During a torrential rainstorm, he visited Philadelphia to introduce his work. He said he was attracted to the pop culture resonance of the Rocky steps with the artistic resonance of the museum. His sculptures occupy the physical space between the two.

Ten "Blockworks" sculptures by British artist Anthony Gormley are installed on the upper terrace at the Philadelphia Museum of Art.
Ten Blockworks sculptures by British artist Anthony Gormley are installed on the upper terrace at the Philadelphia Museum of Art. (Emma Lee/WHYY)

“This faces the street,” Gormley said. “It belongs to the street. But at the same time, it is a zone of engendering sensibility. This is a good test site for that.”

Intentionally or not, Gormley has come across the Atlantic to install a work that adds to the local conversation now swirling around the Benjamin Franklin Parkway. The historic thoroughfare is often choked with 10 lanes of traffic, decorated with sculptures of aggrandized historic figures (George Washington ringed by wild animals, Joan of Arc on an 8-foot pedestal), and often used for mass demonstrations or celebrations.

Just as the city is considering ways to make the Parkway more pedestrian-friendly, Gormley has brought a note of cast-iron intimacy. His Blockworks are seamlessly installed into the flagstones – there is no dais, pedestal, or base of any kind to impede approach. The shapes vaguely resemble bodies, but without the weight of history.

“Without the presence of living, moving bodies at human scale, it wouldn’t work,” Gormley said. “It needs the time and attention and emotional engagement.”

The model for the 10 pieces is Gormley’s own lanky frame.

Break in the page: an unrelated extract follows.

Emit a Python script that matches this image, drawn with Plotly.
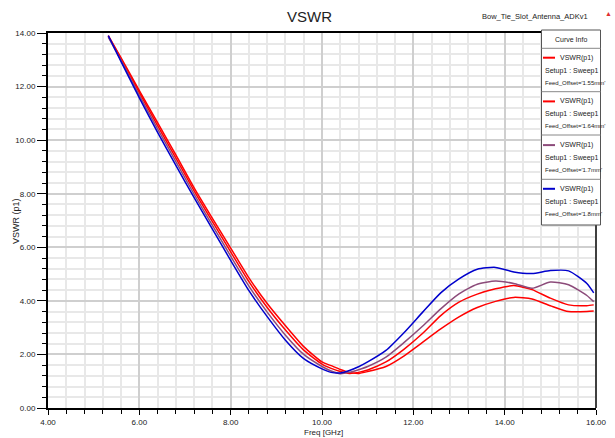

He had his studio team digitally scan his body in various poses, and then he restructured the figure as stacked blocks.

He is wary of the suggestion that he, himself, is the subject of his own work. But, in order to make sculpture that invites people to subjectively connect with the work, Gormley’s artistic process needs to start with something equally intimate: the body itself.